I tolerate running on a treadmill, am happy running on roads, and enjoy running trails.  With my ride, I realized that my preferences are even more pronounced for bicycling----I barely tolerate sitting on a stationary bike, am happy biking roads, and am excited about riding trails, at least so far.

The fact is that the ride made me conscious of something I already knew.  I didn’t do a lot of bicycling while in the Bay area because, in general, good biking of any kind was difficult to get to.  Since moving to Montana, access is no longer an issue at all.  I can start great mountain bike rides from my driveway.  I should have been riding a lot since I got here.

Unfortunately, a hip injury kept me off of my bike my first four years in Seeley Lake.  I could ride fine, but mounting and dismounting my bike were nearly impossible without falling.  These years set my pattern.  After my hip replacement, I kept on telling myself that I should put more time into mountain biking, but I never did more than a few rides each season—that is until now.  A confluence of events has occurred that have changed my course. 

First, skijoring the Iditarod Trail next season, I’m going to be what limits how far we go each day, not my dogs.  Because of this, my summer conditioning program is focused on me much more than my dogs.

Second, I did do that first trail ride.   I could have told anybody that, once I tried it, I was going to enjoy biking through forests, along ridges, and next to streams.  Moreover, there are quite a few old abandoned roads behind my house that make for great adventures.  Doing that first ride opened my eyes to this.

Finally, the opening of Mike’s mountain bike shop, Rocky Mountain Adventure Gear, has made a big difference.  Good advice from somebody who has both been around and approaches outdoor sports a lot like I do has meshed well enough with reasonably priced gear to have me visiting his shop a lot more than I would have ever expected.  I’m what you call a regular.
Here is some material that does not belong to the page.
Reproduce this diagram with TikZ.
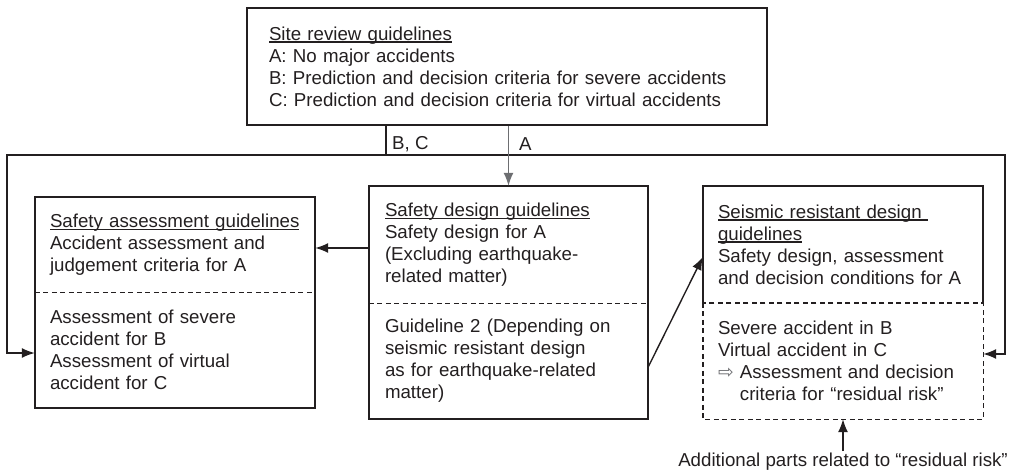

And with all of this, I started thinking about getting a nicer mountain bike.  I’ve liked my old monster, but it’s heavy, has no front shock, and only side-pull brakes.  A good front shock might well have let me avoid the spill I took.  Disk brakes, too, probably would have helped.  And, if I could get a lighter frame, say aluminum, that would make my life a ton easier. 
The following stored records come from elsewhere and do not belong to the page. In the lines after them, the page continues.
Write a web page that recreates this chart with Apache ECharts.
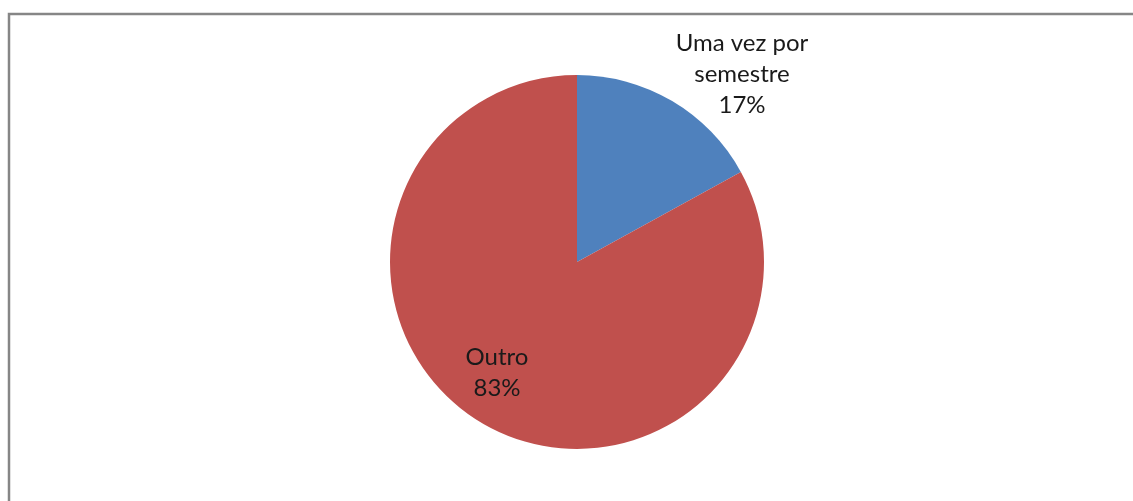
<!DOCTYPE html>
<html>
<head>
<meta charset="utf-8">
<script src="https://cdn.jsdelivr.net/npm/echarts@6/dist/echarts.min.js"></script>
<style>
  html, body { margin: 0; padding: 0; background: #fff; }
  #main { width: 1133px; height: 501px; }
</style>
</head>
<body>
<div id="main"></div>
<script>
var myChart = echarts.init(document.getElementById('main'));

// data
var categories = ['Uma vez por\nsemestre', 'Outro'];
var values = [17, 83];
var colors = ['#4F81BD', '#C0504D'];

// where each label sits (label centre)
var labelSpots = [[742, 74], [497, 373]];

var option = {
    "animation": false,
    "graphic": [
        {
            "type": "rect",
            "shape": { "x": 9, "y": 14, "width": 1200, "height": 600 },
            "style": { "fill": "none", "stroke": "#868686", "lineWidth": 2.5 },
            "silent": true
        }
    ],
    "series": [
        {
            "type": "pie",
            "center": [577, 262],
            "radius": [0, 187],
            "startAngle": 90,
            "clockwise": true,
            "label": {
                "show": true,
                "position": "inside",
                "formatter": "{b}\n{d}%",
                "fontFamily": "Lato",
                "fontSize": 24,
                "lineHeight": 31,
                "color": "#1a1a1a",
                "align": "center"
            },
            "labelLine": { "show": false },
            "labelLayout": function (params) {
                var p = labelSpots[params.dataIndex];
                return { x: p[0], y: p[1], align: 'center', verticalAlign: 'middle' };
            },
            "emphasis": { "disabled": true },
            "data": categories.map(function (c, i) {
                return { "name": c, "value": values[i], "itemStyle": { "color": colors[i] } };
            })
        }
    ]
};

myChart.setOption(option);
</script>
</body>
</html>
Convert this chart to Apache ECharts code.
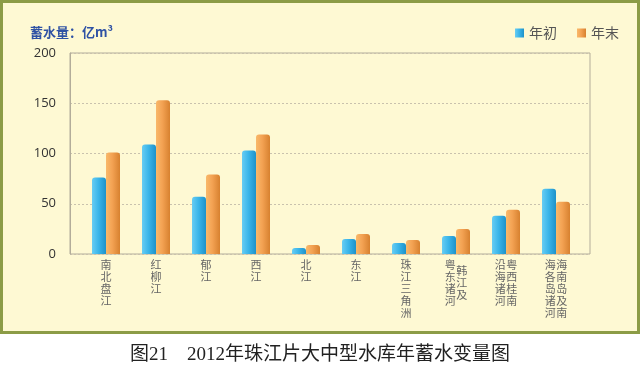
<!DOCTYPE html>
<html>
<head>
<meta charset="utf-8">
<script src="https://cdn.jsdelivr.net/npm/echarts@6/dist/echarts.min.js"></script>
<style>
html,body{margin:0;padding:0;background:#ffffff;}
#chart{width:640px;height:370px;}
</style>
</head>
<body>
<div id="chart"></div>
<script>
// ---- data ----
var categories = ['南北盘江','红柳江','郁江','西江','北江','东江','珠江三角洲','韩江及粤东诸河','粤西桂南沿海诸河','海南岛及南海各岛诸河'];
// label columns, left to right: [text, offset in half-lines]
var labelColumns = [
  [['南北盘江',0]],
  [['红柳江',0]],
  [['郁江',0]],
  [['西江',0]],
  [['北江',0]],
  [['东江',0]],
  [['珠江三角洲',0]],
  [['粤东诸河',0],['韩江及',1]],
  [['沿海诸河',0],['粤西桂南',0]],
  [['海各岛诸河',0],['海南岛及南',0]]
];
var startValues = [76, 109, 57, 103, 6, 15, 11, 18, 38, 65];
var endValues   = [101, 153, 79, 119, 9, 20, 14, 25, 44, 52];
var seriesNames = ['年初','年末'];
var yTicks = [0, 50, 100, 150, 200];

function buildLabel(idx){
  var cols = labelColumns[idx];
  var rows = 0;
  cols.forEach(function(c){ rows = Math.max(rows, c[1] + 2*(c[0].length-1) + 1); });
  var out = [];
  for (var r=0;r<rows;r++){
    var parts=[];
    cols.forEach(function(c){
      var k = r - c[1];
      if (k>=0 && k%2===0 && k/2 < c[0].length) parts.push(c[0].charAt(k/2)); else parts.push('\u3000');
    });
    out.push(parts.join('\u200A'));
  }
  return out.join('\n');
}

var chart = echarts.init(document.getElementById('chart'), null, {renderer:'canvas'});
var blue = new echarts.graphic.LinearGradient(0,0,1,0,[
  {offset:0,color:'#68cdf3'},{offset:0.45,color:'#3cb6ea'},{offset:1,color:'#1e92c9'}]);
var orange = new echarts.graphic.LinearGradient(0,0,1,0,[
  {offset:0,color:'#f9b96a'},{offset:0.45,color:'#f3a253'},{offset:1,color:'#d7812f'}]);

var option = {
  backgroundColor:'#ffffff',
  animation:false,
  graphic:[{
    type:'rect', z:-10, silent:true,
    shape:{x:1.5,y:1.5,width:637,height:331},
    style:{fill:'#fef9d3',stroke:'#8c9c46',lineWidth:3}
  }],
  title:[{
    text:'蓄水量：亿m³',
    left:25, top:21,
    textStyle:{color:'#2f52a4',fontSize:13,fontWeight:'bold',fontFamily:'Noto Sans CJK SC'}
  },{
    text:'图21\u30002012年珠江片大中型水库年蓄水变量图',
    left:'center', top:341,
    textStyle:{color:'#222222',fontSize:19,fontWeight:'normal',fontFamily:'Liberation Serif, Noto Sans CJK SC'}
  }],
  legend:{
    left:510, top:21,
    itemWidth:9, itemHeight:9, itemGap:20,
    icon:'rect',
    data:seriesNames,
    textStyle:{color:'#555555',fontSize:14,fontFamily:'Noto Sans CJK SC'}
  },
  grid:[
    {left:70, top:53, width:520, height:201, show:true, borderColor:'#b3ad9a', borderWidth:1, backgroundColor:'transparent'},
    {left:81, top:53, width:500, height:201}
  ],
  xAxis:[
    {type:'value', gridIndex:0, min:0, max:1, show:false},
    {type:'category', gridIndex:1, data:categories,
     axisLine:{show:false}, axisTick:{show:false},
     axisLabel:{interval:0, margin:8, color:'#666666', fontSize:11, lineHeight:6,
       fontFamily:'Noto Sans CJK SC',
       formatter:function(v,i){ return buildLabel(i); }}}
  ],
  yAxis:[
    {type:'value', gridIndex:0, min:yTicks[0], max:yTicks[yTicks.length-1], interval:50,
     axisLine:{show:true, lineStyle:{color:'#b3ad9a'}},
     axisTick:{show:false},
     axisLabel:{color:'#333333', fontSize:13, margin:14, fontFamily:'Open Sans'},
     splitLine:{show:true, lineStyle:{color:'#c9c2ad', type:[2,2], width:1}}},
    {type:'value', gridIndex:1, min:yTicks[0], max:yTicks[yTicks.length-1], interval:50, show:false, splitLine:{show:false}}
  ],
  series:[
    {name:seriesNames[0], type:'bar', xAxisIndex:1, yAxisIndex:1, data:startValues,
     barWidth:14, barGap:'0%', itemStyle:{color:blue, borderRadius:[3,3,0,0]}},
    {name:seriesNames[1], type:'bar', xAxisIndex:1, yAxisIndex:1, data:endValues,
     barWidth:14, barGap:'0%', itemStyle:{color:orange, borderRadius:[3,3,0,0]}}
  ]
};
chart.setOption(option);
</script>
</body>
</html>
Initially, I figured I’d use my current bike and purchase a new or rental bike during the inevitable fall inventory clearance sale.  However, a combination of impatience and a total sticker price of only $450 for what I liked resulted in my rationalizing that waiting for fall would save me no more than $100 and the additional fun I’d have during the summer with the better bike would be worth it. 

And so, fifteen minutes before RMAG closed on the Sunday immediately after TKD camp ended----it was the fourth time I had visited the shop during the previous 36 hours AND I had made several phone calls trying to learn as much as I could about mountain bikes AND while it’s been a while since I have looked into bikes, I do have good basic knowledge of what’s going on----I handed over my Visa card then walked out the door with a brand new bike.

In way of what it is and has, the main items that attracted me were an aluminum frame with a formed top tube, dual disk brakes, and a decent front shock absorber.  The model is the 2013 KHS Alite 100.  Since making the purchase, I haven’t found a different bike with all three of these for less than $600.  From my view, and I’m thinking Mike’s too, KHS did a great job of putting a nice bike together at a reasonable price. 

A mountain bike is definitely too big for me to sleep with it under my pillow, but I’ve ridden it on seven of the first fourteen days I’ve owned it and these two weeks included three off days by virtue of climbing Holland Peak and being too sore to do any real biking.  I was also able to tear myself away from the bike, albeit with difficulty, to do the patterns workout I needed.  My new toy is getting a lot of use.

All that remains is to give the bike a name.  I’m leaning toward Silver.  This matches the color and, excepting details like I have no sidekick, I like the Lone Ranger metaphor.  Besides, while I do like yelling, “Cowbunga” when I finish any interesting section of riding, I think, “Hi Yo Silver,” might work even better.  All I need now is a CD of the William Tell Overture so I can accurately hum the whole thing as I ride off into the sunset.